User access control is a security discipline that manages and enforces which users or entities can access specific systems, applications, data, and operations based on defined identities, attributes, and policies.

Expanded Explanation

1. Technical Function and Core Characteristics

User access control enforces security policies that determine which authenticated users can access which resources and under what conditions. It includes mechanisms for authorization decisions, permission assignment, policy enforcement, and ongoing access review.

Implementations commonly use access control models such as Role-Based Access Control (RBAC), Attribute-Based Access Control (ABAC), Discretionary Access Control (DAC), and Mandatory Access Control (MAC). These models define how systems interpret identities, roles, attributes, and security labels to grant or deny requests to applications, services, networks, and data stores.
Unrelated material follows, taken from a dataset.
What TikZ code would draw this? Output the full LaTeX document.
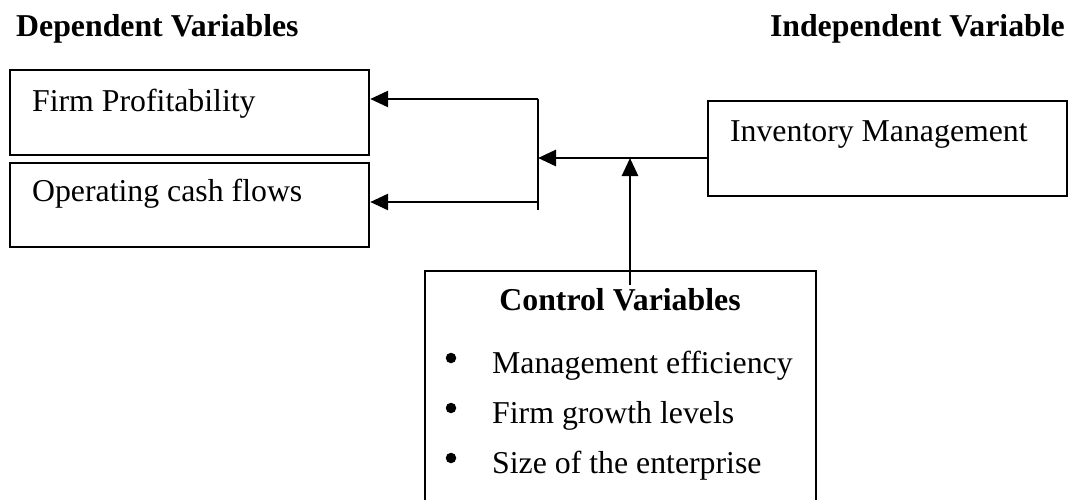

2. Enterprise Usage and Architectural Context

Enterprises implement user access control across identity and access management stacks, including directories, Single Sign-On (SSO), Privileged Access Management (PAM), and zero trust architectures. It integrates with authentication services, policy decision points, and policy enforcement points in on-premises (on-prem) and cloud environments.

Architects align user access control with governance frameworks, regulatory requirements, and internal security policies. They define administrative processes for provisioning and deprovisioning accounts, granting least privilege access, and conducting periodic entitlement reviews and certifications.

3. Related or Adjacent Technologies

User access control operates with identity proofing, authentication, Multifactor Authentication (MFA), and identity federation to establish user identity before authorization. It also relates to session management, directory services, and Public Key Infrastructure (PKI) in enterprise security architectures.

Standards-based technologies such as Security Assertion Markup Language (SAML), OpenID Connect (OIDC), Open Authorization 2.0 (OAuth 2.0), and XACML support user access control by carrying identity claims, scopes, and policies between identity providers, applications, and enforcement points.

4. Business and Operational Significance

User access control supports compliance with regulations and frameworks that require documented access governance, such as data protection laws, financial reporting rules, and sector-specific security standards. It reduces unauthorized access to sensitive systems and information assets.

Organizations use user access control to enforce Separation of Duties (SoD), contain security incidents, and standardize how users interact with applications and data. It also supports operational efficiency by centralizing access policy management and reducing ad hoc permission changes.